Avouez que ça vous démange de relancer Goldy ?


Pour l'anecdote, j'ai adoré la Nintendo 64. Ma découverte de la console a eu lieu lors d'un voyage scolaire en Allemagne en 1997, quand quelques-uns de mes camarades de classe, profitant du taux de change, se sont acheté avec leur argent de poche une manette de la console, qui n'était pas encore sortie. On s'est tous passé la manette de main en main et mon premier contact avec le plastique doux et chatoyant, le stick nerveux et parfaitement placé, ont ouvert mon imaginaire sur des mondes 3D inconnus jusqu'alors. Évidemment, personne ne comprenait le concept des trois poignées.
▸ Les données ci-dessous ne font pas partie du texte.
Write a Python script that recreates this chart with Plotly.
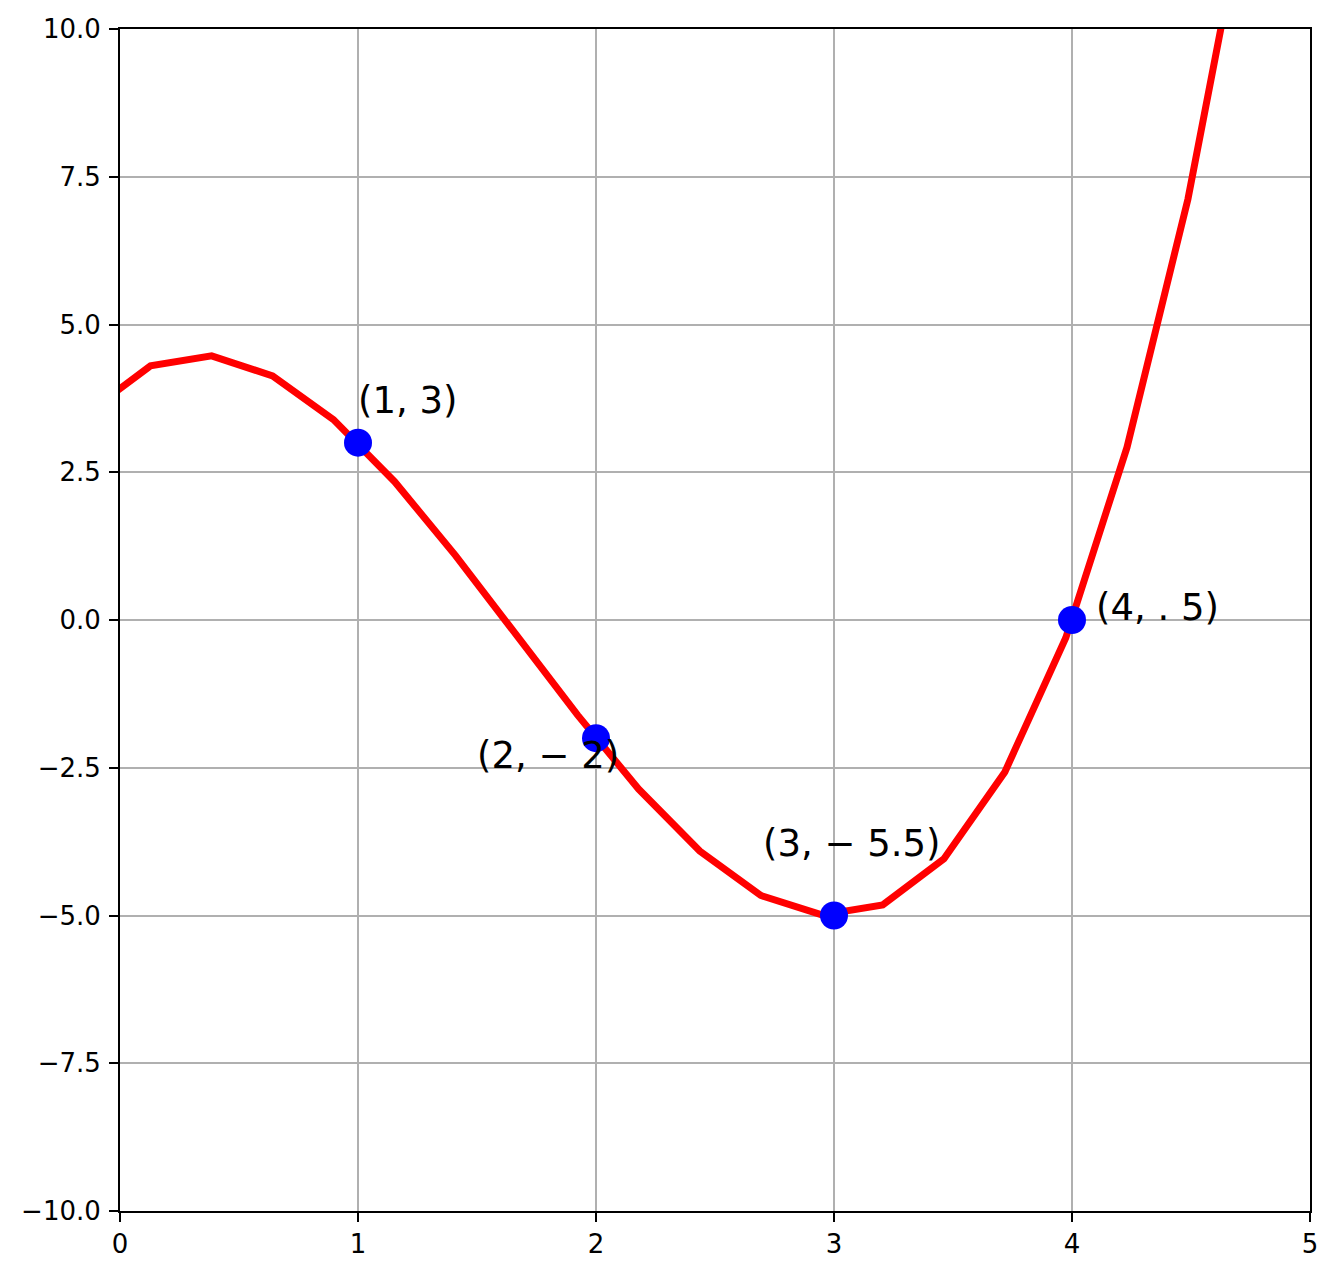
import plotly.graph_objects as go

# curve vertices
curve_x = [-0.128, 0.128, 0.385, 0.641, 0.897, 1.154, 1.410, 1.667, 1.923, 2.179,
           2.436, 2.692, 2.949, 3.205, 3.462, 3.718, 3.974, 4.231, 4.487, 4.744]
curve_y = [3.53, 4.30, 4.47, 4.13, 3.39, 2.34, 1.09, -0.26, -1.61, -2.86,
           -3.91, -4.66, -4.99, -4.82, -4.04, -2.57, -0.30, 2.92, 7.12, 12.48]

# highlighted points
pts_x = [1, 2, 3, 4]
pts_y = [3, -2, -5, 0]

# labels
label_text = ["(1, 3)", "(2, − 2)", "(3, − 5.5)", "(4, . 5)"]
label_x = [1.0, 1.5, 2.7, 4.1]
label_y = [3.5, -2.5, -4.0, 0.0]

# ticks
x_ticks = [0, 1, 2, 3, 4, 5]
x_ticktext = ["0", "1", "2", "3", "4", "5"]
y_ticks = [-10, -7.5, -5, -2.5, 0, 2.5, 5, 7.5, 10]
y_ticktext = ["−10.0", "−7.5", "−5.0", "−2.5", "0.0", "2.5", "5.0", "7.5", "10.0"]

FONT = "DejaVu Sans"

fig = go.Figure()
fig.add_trace(go.Scatter(x=curve_x, y=curve_y, mode="lines",
                         line=dict(color="red", width=7), showlegend=False,
                         hoverinfo="skip"))
fig.add_trace(go.Scatter(x=pts_x, y=pts_y, mode="markers",
                         marker=dict(color="blue", size=28, line=dict(width=0)),
                         showlegend=False, cliponaxis=False))

for t, x, y in zip(label_text, label_x, label_y):
    fig.add_annotation(x=x, y=y, text=t, showarrow=False, xanchor="left",
                       yanchor="bottom", yshift=-11, xshift=-2,
                       font=dict(family=FONT, size=37, color="black"))

axis_common = dict(showline=True, linecolor="black", linewidth=2, mirror=True,
                   ticks="outside", ticklen=9, tickwidth=2, tickcolor="black",
                   showgrid=True, gridcolor="#b0b0b0", gridwidth=1.6,
                   zeroline=False, automargin=False,
                   tickfont=dict(family=FONT, size=26, color="black"))

fig.update_xaxes(range=[0, 5], tickvals=x_ticks, ticktext=x_ticktext, **axis_common)
fig.update_yaxes(range=[-10, 10], tickvals=y_ticks, ticktext=y_ticktext,
                 ticklabelstandoff=3, **axis_common)

fig.update_layout(width=1321, height=1259,
                  margin=dict(l=112, r=19, t=21, b=56),
                  plot_bgcolor="white", paper_bgcolor="white",
                  font=dict(family=FONT))

fig.write_html("out.html")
N'ayant pas suffisamment d'argent de poche pour m'offrir la console quelques mois plus tard à sa sortie – ni même une manette, non mais qui étaient ces gens ? -, avec mon petit frère nous avons fait un pacte : la gagner à un concours. Et c'est ce que nous avons fait, en jouant à l'époque à Pikto sur Canal J : un jeu par téléphone à la télé, où il fallait peindre des murs blancs à l'aide de ses touches du combiné. Le délai de latence était incroyable, c'était mon frère qui répondait aux questions (j'étais trop vieux pour jouer), et c'est notre mère qui nous a soufflé la réponse à l'énigme finale. Résultat : une Nintendo 64, Rogue Squadron et F1 World Grand Prix sont arrivés quelques semaines plus tard au courrier. On était les enfants les plus heureux du monde.


Comme vous le voyez sur la cartouche Mario 64, on créait des étiquettes comme beaucoup de jeunes joueurs à l'époque.


📖 👀 À lire et à offrir : L'histoire de la Nintendo 64, la plus américaine des consoles, Patrick Hellio, Third Editions, 2023, 216 pages, 24,90 €.